The town of Lenox, Massachusetts was pushed into the Massachusetts Department of Health’s COVID-19 “red zone” designation last week with an average daily incidence rate of 38.4 per 100,000. It was the only Berkshire County community given that high-risk designation through mid-November, with around 30 active cases.
The rise is related to a rash of new cases at Kimball Farms Nursing Care Center, which reported 30 residents and six employees with COVID as of Sunday.
It’s not the only facility managed by Berkshire Healthcare to see a spike in cases, as Hillcrest Commons in Pittsfield reported 127 residents and 46 employees with the disease at the same time.
Berkshire Regional Planning Commission Public Health Program Manager Laura Kittross is Director of the Berkshire County Boards of Health Association as well as the Berkshire Public Health Alliance. Kittross spoke with WAMC about what the “red zone” designation means for Lenox and the county at large.
KITTROSS: It's certainly something where you want to sit up and take notice and try to figure out what's going on in a town. And while it's suggestive that there's community spread, it's always important to look at why a town has gone from yellow to red, or from green to yellow. And in the case of Lenox, we know that there's an outbreak in the nursing home here. That's been pretty widely reported. And while that was not the only cases in Lenox, it's certainly a strong driver of why we would see Lenox go red.
WAMC: What does that mean, for both Lenox and the county in general, to see a spike of that nature?
You know, there are cases spreading. And that, you know, we certainly want people to take extra care. I mean, people should be taking care anyway. We knew we had a spike after Halloween, that spike continues as now it's spreading to families of those people who originally were infected. And of course, you know, we always want to look after our most vulnerable. As soon as COVID gets into the nursing homes, we know that it spreads very rapidly in nursing homes and other institutional care. We want to look at how to mitigate that and how to protect our most vulnerable residents.
WAMC: I've spoken with Berkshire Healthcare, they've talked about how widespread cases are amongst their staff and residents throughout the county. Is there any preparation that could have happened among these care facilities, given how dire the situation was back in the spring?
I think a lot of a lot of things were done, you know, and I think that's why we didn't see cases in the nursing homes for a long time. It's very hard. You've got people who need to be in close contact with each other on a regular basis, you have very vulnerable populations. You know, I can't speak for the nursing homes and what they didn't do. But I do know that they all met the requirements that were set out by the state after the outbreaks in the spring. The problem is, you know, we all need to do our part out in the community. Because it's once it's in the community, it's very, very hard to keep it from getting into those institutional settings. So it's another case where what you do in the community may affect our more vulnerable residents, and where, you know, you need to do things to protect others, as well as yourself.
Now, that red zone designation, does that change anything about how Lenox or the surrounding area is dealt with from the larger regional organizational standpoint?
So in theory, the state's Department of Public Health will offer additional resources as needed. I think it will depend on, you know, again, particularly what those cases are and why that particular community went red.
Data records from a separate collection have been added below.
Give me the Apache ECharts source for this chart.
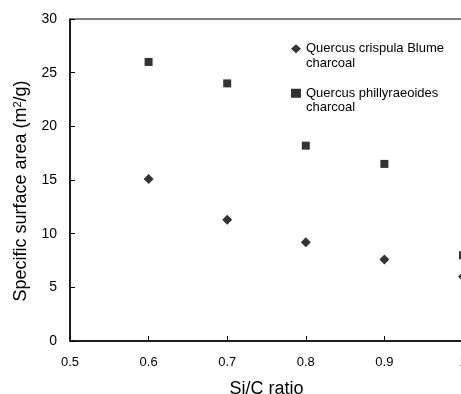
<!DOCTYPE html>
<html>
<head>
<meta charset="utf-8">
<script src="https://cdn.jsdelivr.net/npm/echarts@6/dist/echarts.min.js"></script>
<style>
  html, body { margin: 0; padding: 0; background: #fff; }
  #chart { width: 461px; height: 394px; }
</style>
</head>
<body>
<div id="chart"></div>
<script>
// Si/C ratio vs specific surface area
const siC = [0.6, 0.7, 0.8, 0.9, 1.0]
const crispula = [15.1, 11.3, 9.2, 7.6, 6.0]
const phillyraeoides = [26.0, 24.0, 18.2, 16.5, 8.0]
const seriesNames = ['Quercus crispula Blume\ncharcoal', 'Quercus phillyraeoides\ncharcoal']

const pairs = (ys) => siC.map((x, i) => [x, ys[i]])

const chart = echarts.init(document.getElementById('chart'))
const font = 'Liberation Sans, Arial, sans-serif'

chart.setOption({
  animation: false,
  backgroundColor: '#fff',
  textStyle: { fontFamily: font, color: '#000' },
  grid: {
    left: 70, right: -2, top: 19, bottom: 53,
    outerBoundsMode: 'none', containLabel: false,
    show: true, borderColor: '#000', borderWidth: 1,
  },
  legend: {
    orient: 'vertical',
    left: 286, top: 22,
    itemWidth: 10, itemHeight: 9, itemGap: 1,
    // leading blank line keeps the marker level with the first text line
    formatter: (name) => '\n' + name,
    textStyle: { fontSize: 13, color: '#000', fontFamily: font, lineHeight: 14.5 },
    data: [
      { name: seriesNames[0], icon: 'diamond' },
      { name: seriesNames[1], icon: 'rect' },
    ],
  },
  xAxis: {
    type: 'value', min: 0.5, max: 1.0, interval: 0.1,
    name: 'Si/C ratio', nameLocation: 'middle', nameGap: 39,
    nameTextStyle: { fontSize: 18, color: '#000' },
    axisLine: { lineStyle: { color: '#000', width: 1.5 } },
    axisTick: { inside: true, length: 5, lineStyle: { color: '#000' } },
    axisLabel: { fontSize: 13, color: '#000', margin: 15,
      formatter: (v) => (Math.abs(v - 1) < 1e-9 ? '1' : v.toFixed(1)) },
    splitLine: { show: false },
  },
  yAxis: {
    type: 'value', min: 0, max: 30, interval: 5,
    name: 'Specific surface area (m{sup|2}/g)', nameLocation: 'middle', nameGap: 37,
    nameTextStyle: {
      fontSize: 18, color: '#000', padding: [0, 22, 0, 0],
      rich: { sup: { fontSize: 11, verticalAlign: 'top', padding: [0, 0, 8, 0] } },
    },
    axisLine: { show: true, lineStyle: { color: '#000', width: 1.5 } },
    axisTick: { show: true, inside: true, length: 5, lineStyle: { color: '#000' } },
    axisLabel: { fontSize: 14, color: '#000', margin: 13 },
    splitLine: { show: false },
  },
  series: [
    { type: 'scatter', name: seriesNames[0], data: pairs(crispula),
      symbol: 'diamond', symbolSize: 10, itemStyle: { color: '#000' } },
    { type: 'scatter', name: seriesNames[1], data: pairs(phillyraeoides),
      symbol: 'rect', symbolSize: 8, itemStyle: { color: '#000' } },
  ],
})
</script>
</body>
</html>
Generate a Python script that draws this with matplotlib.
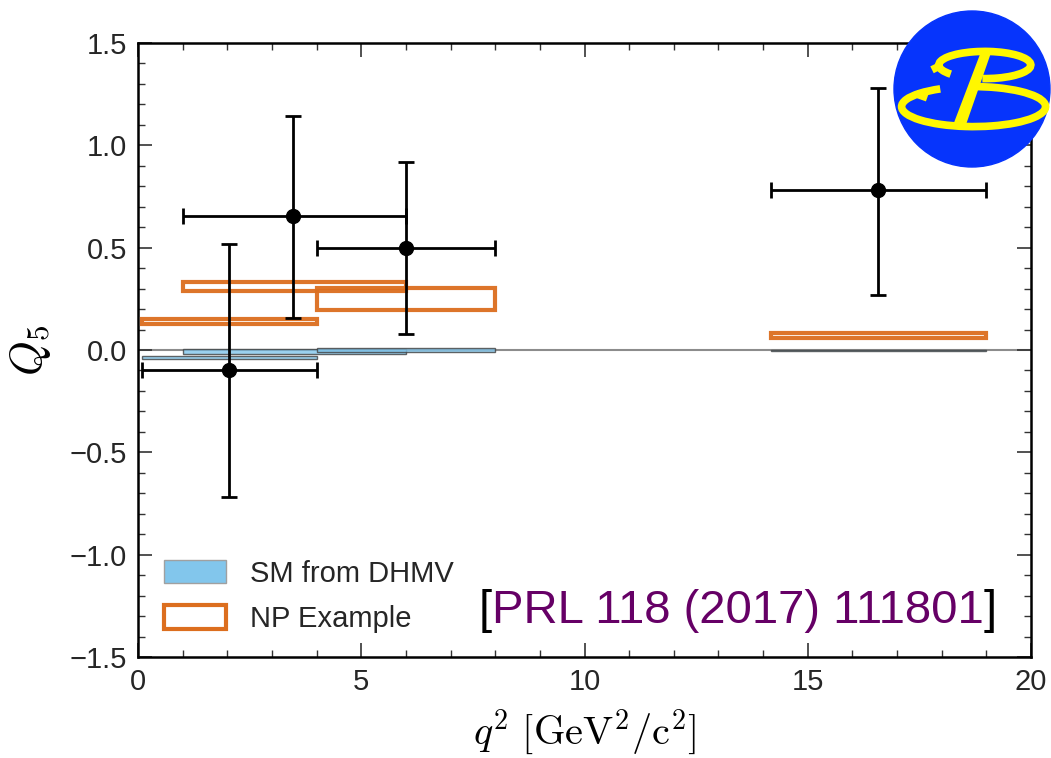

But yeah, in theory, there are some additional resources available. I don't know exactly in practice how that works. But I assume that the Tri-Town Health Department in Lenox has been in touch with the state about that as needed. They may or may not need additional resources, they may just need time to get this under control.
There have been so many different responses just in Berkshire County to managing the spread during this crucial part of the year. Some school districts are closed through next year, some are only closed through part of December, some aren't closed at all. Does this designation sound any alarms for how schools are going to be mandated from a regional level?
So when the negotiations were done over the summer, and in the fall, a number of towns did choose to use these metrics in their negotiations with the teachers unions as a measure that would close or limit the number of kids in the school at one time. I think our thinking has evolved since then, and I think it's a little bit unfortunate that they become a sole source, or even an important source of making those of decision making. Certainly any town that goes to yellow or red, you want to look at it and see what's happening. But we now have quite a lot of evidence, both internationally and nationally, where it's been looked at that having the schools open is not a driver of community spread, that in countries where they close the schools, they have very similar levels of community spread as in countries where they didn't close the schools. Lenox hasn't had any cases of where there's been spread within the schools, nor have, you know, the other schools within the county. So while I think it's important to look at the schools when a town goes yellow or red and make sure that there's not spread within the schools, I don't think that the color designation in and of itself should be driving those decisions.